È morto Anghessa, sedicente agente segreto

Aldo Anghessa è morto a Dakar, in esilio, negli scorsi giorni. Conferme ufficiali per il momento non ce ne sono, ma il quotidiano italiano Avvenire ieri ha contattato uno dei suoi figli che conferma il decesso. Anghessa, spirato a 76 anni, aveva fatto scorrere fiumi d’inchiostro in Ticino e in Italia fra gli anni Ottanta e Novanta ed era rimasto coinvolto in alcune grandi inchieste del tempo, alle volte come testimone, altre come imputato, altre ancora come entrambi. Truffatore o collaboratore di polizia sia in Svizzera che nella Penisola, ancora oggi non vi è certezza che lavorasse per i servizi segreti italiani o fosse piuttosto un abile millantatore, un «freelance» capace di assumere di volta in volta la posizione a lui più favorevole.
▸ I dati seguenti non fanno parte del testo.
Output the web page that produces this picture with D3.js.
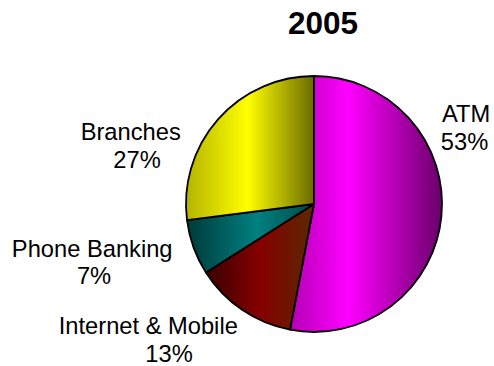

La sua vera storia è in parte coperta dalla nebbia, e dunque ogni informazione al riguardo è da prendersi con le pinze.
Legname sopracenerino
Anghessa, di origini pugliesi, o forse sicule, in Ticino era ben conosciuto. Si era trasferito nel Sopraceneri a metà degli anni Settanta, si era sposato con una ticinese e aveva messo in piedi un’attività di import-export internazionale di legname con un bleniese. E proprio questa società è stata la sua prima grossa grana giudiziaria e, in ultima analisi, uno dei motivi del suo esilio in Africa. Nel 1983 Anghessa e il suo socio erano stati condannati per truffa a un’assicurazione italiana: una nave che portava il loro legname era stata fatta affondare, un’altra era scomparsa, e i due avevano denunciato la perdita di carichi di un valore ben maggiore rispetto alla realtà. Inoltre la società era fallita lasciando un buco multimilionario, e i soldi non erano mai stati ritrovati.

Armi e droga dall’Iran
Furono quattro gli anni di carcere inflitti ad Anghessa, ma a pochi mesi dalla sentenza non tornò in carcere alla Stampa e riparò in Italia in seguito a un permesso premio. E pochi anni dopo balzò sulle prime pagine di tutti i giornali della Penisola per il suo coinvolgimento in un traffico d’armi e droga fra Italia e Iran. Fu probabilmente lui che permise di sequestrare la nave Boustany One, tanto che nelle settimane precedenti, sotto falso nome (cosa che faceva spesso), aveva provato a vendere alla RSI la possibilità di filmare il sequestro della nave.
Collaborazione ticinese
Da quella vicenda risulta che uscì pulito, cosa che alimentò l’idea che lavorasse per i servizi segreti italiani. E sicuramente, come emerse da quell’inchiesta, collaborò con le autorità ticinesi. Sempre in quegli anni Anghessa fu infatti in contatto con loro e grazie alle sue soffiate (di primo acchito non credute valide) fu possibile ricostruire importanti traffici di droga e di armi con ramificazioni nel nostro cantone. Di questo siamo certi perché fu proprio la procura ticinese a confermarlo in un lungo comunicato chiarificatore nel 1987.
L’estradizione
Negli anni successivi il nome di Anghessa spuntò in altre inchieste italiane relative a buoni del tesoro contraffatti e traffico d’armi, per cui fu spesso arrestato e subito rilasciato. I guai seri per lui cominciarono nel 1993, quando fu arrestato all’aeroporto di Miami su un mandato di cattura internazionale. Mandato spiccato dieci anni prima dalle autorità ticinesi per la sua «evasione» dal carcere luganese. Anghessa fu dunque estradato e finì di scontare la pena in Ticino, salvo poi essere estradato in Italia per un’altra inchiesta a Como per aver aiutato un magistrato a inscenare false operazioni di polizia giudiziaria per fargli fare carriera. Per questo fu poi condannato a otto anni in primo grado, mentre il magistrato fu assolto in Appello. Di conseguenza Anghessa, come da lui affermato in una recente intervista, riparò in Africa per non scontare gli ultimi due anni e mezzo di carcere.